En Indonésie, la contestation sociale atteint des niveaux jamais vus depuis la chute du régime de Suharto en 1998. La cause ? Un projet de modification de la loi sur les forces armées, qui permettrait à des officiers militaires actifs de siéger à des postes civils, notamment au sein d’institutions judiciaires et d’entreprises publiques. Cette proposition, portée par le président Prabowo Subianto, ancien commandant des forces spéciales sous la dictature, a provoqué une vague de protestations dans tout le pays.
Un retour à la “double fonction” de l’armée ?
Les amendements proposés visent à accroître l’influence de l’armée dans les affaires civiles, ouvrant la voie à la nomination d’officiers militaires à des postes dans des institutions comme le bureau du Procureur général, les agences de lutte contre le terrorisme, et même la Cour suprême. Un retour aux pratiques de l’ère Suharto, où l’armée exerçait une « double fonction » à la fois militaire et civile, un système désormais considéré comme incompatible avec la démocratie post-Suharto.

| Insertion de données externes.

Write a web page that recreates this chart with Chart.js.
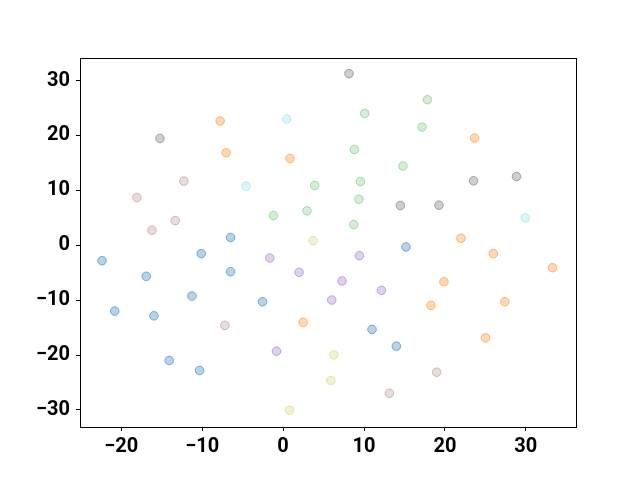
<!DOCTYPE html>
<html>
<head>
<meta charset="utf-8">
<script src="https://cdn.jsdelivr.net/npm/chart.js@4/dist/chart.umd.min.js"></script>
<style>
  html, body { margin: 0; padding: 0; background: #fff; }
  #wrap { width: 640px; height: 480px; }
</style>
</head>
<body>
<div id="wrap"><canvas id="scatter"></canvas></div>
<script>
// point groups (x, y)
const blueX = [-6.49, 15.19, -22.38, -10.12, -16.91, -6.49, -11.27, -2.54, -20.81, -15.96, -14.07, -10.32, 10.99, 14.0];
const blueY = [1.42, -0.31, -2.81, -1.53, -5.66, -4.82, -9.25, -10.29, -11.99, -12.85, -20.99, -22.81, -15.33, -18.38];

const orangeX = [-7.78, -7.04, 0.86, 23.67, 21.98, 25.98, 33.30, 19.88, 18.27, 27.41, 25.02, 2.47];
const orangeY = [22.63, 16.84, 15.80, 19.53, 1.28, -1.53, -4.09, -6.64, -10.95, -10.29, -16.86, -14.05];

const greenX = [17.83, 10.09, 17.16, 8.81, 14.81, 9.56, 9.38, 8.73, 3.91, 2.96, -1.19];
const greenY = [26.51, 24.01, 21.53, 17.45, 14.42, 11.61, 8.39, 3.76, 10.88, 6.26, 5.40];

const purpleX = [-1.64, 1.98, 9.43, 7.28, 12.15, 6.01, -0.81];
const purpleY = [-2.32, -4.93, -1.90, -6.51, -8.21, -9.98, -19.29];

const brownX = [-12.26, -18.06, -13.33, -16.21, -7.20, 18.98, 13.14];
const brownY = [11.68, 8.69, 4.49, 2.74, -14.60, -23.12, -26.95];

const grayX = [-15.22, 8.15, 23.54, 28.85, 14.49, 19.26];
const grayY = [19.45, 31.26, 11.73, 12.52, 7.23, 7.30];

const oliveX = [3.70, 6.26, 5.89, 0.79];
const oliveY = [0.84, -19.96, -24.64, -30.05];

const cyanX = [0.46, -4.57, 29.93];
const cyanY = [22.99, 10.77, 4.98];

const xTicks = [-20, -10, 0, 10, 20, 30];
const yTicks = [-30, -20, -10, 0, 10, 20, 30];

function pts(xs, ys) {
  return xs.map((x, i) => ({ x: x, y: ys[i] }));
}

function group(xs, ys, rgb, a) {
  return {
    data: pts(xs, ys),
    backgroundColor: `rgba(${rgb},${a})`,
    borderColor: `rgba(${rgb},${Math.min(1, a * 1.7)})`,
    borderWidth: 1,
    pointRadius: 4.3,
    pointHoverRadius: 4.3
  };
}

// black box round the plot area
const frame = {
  id: 'frame',
  afterDraw(chart) {
    const a = chart.chartArea, ctx = chart.ctx;
    ctx.save();
    ctx.strokeStyle = '#000';
    ctx.lineWidth = 1;
    ctx.strokeRect(Math.round(a.left) + 0.5, Math.round(a.top) + 0.5,
      Math.round(a.right - a.left), Math.round(a.bottom - a.top));
    ctx.restore();
  }
};

const tickFont = { family: 'Roboto', weight: 'bold', size: 20 };

new Chart(document.getElementById('scatter'), {
  type: 'scatter',
  data: {
    datasets: [
      group(blueX, blueY, '31,119,180', 0.32),
      group(orangeX, orangeY, '255,127,14', 0.3),
      group(greenX, greenY, '44,160,44', 0.2),
      group(purpleX, purpleY, '148,103,189', 0.3),
      group(brownX, brownY, '140,86,75', 0.2),
      group(grayX, grayY, '127,127,127', 0.38),
      group(oliveX, oliveY, '188,189,34', 0.2),
      group(cyanX, cyanY, '23,190,207', 0.15)
    ]
  },
  options: {
    responsive: true,
    maintainAspectRatio: false,
    animation: false,
    layout: { padding: { top: 58, right: 64, left: 0, bottom: 0 } },
    plugins: { legend: { display: false }, tooltip: { enabled: false } },
    scales: {
      x: {
        type: 'linear',
        min: -25.1,
        max: 36.2,
        afterBuildTicks(axis) { axis.ticks = xTicks.map(v => ({ value: v })); },
        afterFit(axis) { axis.height = 53; },
        grid: { drawOnChartArea: false, drawTicks: true, tickLength: 4, tickColor: '#000' },
        border: { display: true, color: '#000', width: 1 },
        ticks: { color: '#000', font: tickFont, padding: 4, maxRotation: 0,
          callback: v => String(v).replace('-', '\u2212') }
      },
      y: {
        type: 'linear',
        min: -33.1,
        max: 34.1,
        afterBuildTicks(axis) { axis.ticks = yTicks.map(v => ({ value: v })); },
        afterFit(axis) { axis.width = 80; },
        grid: { drawOnChartArea: false, drawTicks: true, tickLength: 4, tickColor: '#000' },
        border: { display: true, color: '#000', width: 1 },
        ticks: { color: '#000', font: tickFont, padding: 6,
          callback: v => String(v).replace('-', '\u2212') }
      }
    }
  },
  plugins: [frame]
});
</script>
</body>
</html>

Le président Prabowo, qui a supervisé de nombreuses répressions sous le régime militaire, semble vouloir restaurer l’autorité de l’armée. Les défenseurs des droits humains, y compris Human Rights Watch et plusieurs organisations indonésiennes, s’opposent fermement à ce projet. Selon eux, cela affaiblirait les garanties des droits humains et relancerait un système d’impunité pour les auteurs de violations des droits.
Une jeunesse mobilisée contre la militarisation du pays
Depuis des semaines, des manifestations secouent l’Indonésie. Des étudiants, des militants autochtones, des ouvriers, et des journalistes sont descendus dans les rues pour exprimer leur rejet de la militarisation croissante. À Surabaya, le 18 mars, des centaines de jeunes se sont affrontés à la police, lançant des pierres et des cocktails Molotov. Le slogan ? « Rejetez la loi militaire, le capitalisme est incompatible avec la génération Z ».
Les manifestations ont été réprimées violemment, avec l’usage de gaz lacrymogènes et de matraques, tandis que la presse, comme le journal Tempo, a été ciblée par des menaces physiques. L’inquiétude est grande : la liberté d’expression, déjà mise à mal sous le régime actuel, pourrait être davantage restreinte avec la militarisation accrue des institutions.
Le Fonds Danantara et l’oligarchie en question
Parallèlement, un autre front de lutte s’est ouvert contre le Fonds souverain Danantara, mis en place par le gouvernement. Officiellement destiné à gérer les actifs publics, ce fonds échappe à tout contrôle parlementaire et bénéficie d’une immunité juridique totale. D’après les critiques, il représente un moyen pour l’oligarchie de détourner l’argent public au profit de projets privés, notamment dans l’industrie énergétique et technologique, au détriment des services publics comme l’éducation et la santé.
La répression des peuples autochtones et la destruction des terres
Les populations autochtones, en particulier à Sumatra et en Papouasie, se battent également contre la perte de leurs terres, souvent au profit de l’État ou des entreprises, souvent avec la complicité de l’armée. Les leaders communautaires, comme Sorbatua Siallagan, sont accusés d’« intrusion » sur leurs propres terres ancestrales, tandis que des milliers d’hectares sont confisqués pour faire place à des plantations industrielles.
En outre, le programme “food estate” de Prabowo, qui vise à remplacer les cultures locales par des productions industrielles de riz et de blé, est perçu comme une tentative de contrôler l’alimentation du pays et de détruire les cultures vivrières traditionnelles.
Les revendications populaires et un avenir incertain
Le peuple indonésien, particulièrement la jeunesse, exprime des revendications claires : l’abrogation de la loi militaire, l’arrêt de la répression, l’annulation du fonds Danantara, et l’adoption de la loi sur les peuples autochtones. Mais surtout, il exige la fin de l’implication de l’armée dans la vie politique du pays.
Pour de nombreux observateurs, ce soulèvement rappelle les événements de 1998, lorsque la population avait renversé Suharto. Bien que le contexte soit différent, les similitudes sont frappantes : une répression brutale, un pouvoir qui ne cache plus son autoritarisme, et une population prête à se battre pour préserver les libertés acquises après la dictature.
Si le gouvernement de Prabowo continue sur sa lancée, il pourrait bien réveiller un esprit de révolte qui secouerait profondément le pays. La question reste ouverte : l’Indonésie pourra-t-elle résister à cette dérive autoritaire, ou se dirige-t-elle vers un retour à un système de contrôle militaire total ? Le pays est à la croisée des chemins, et la rue semble déterminée à ne pas se laisser faire.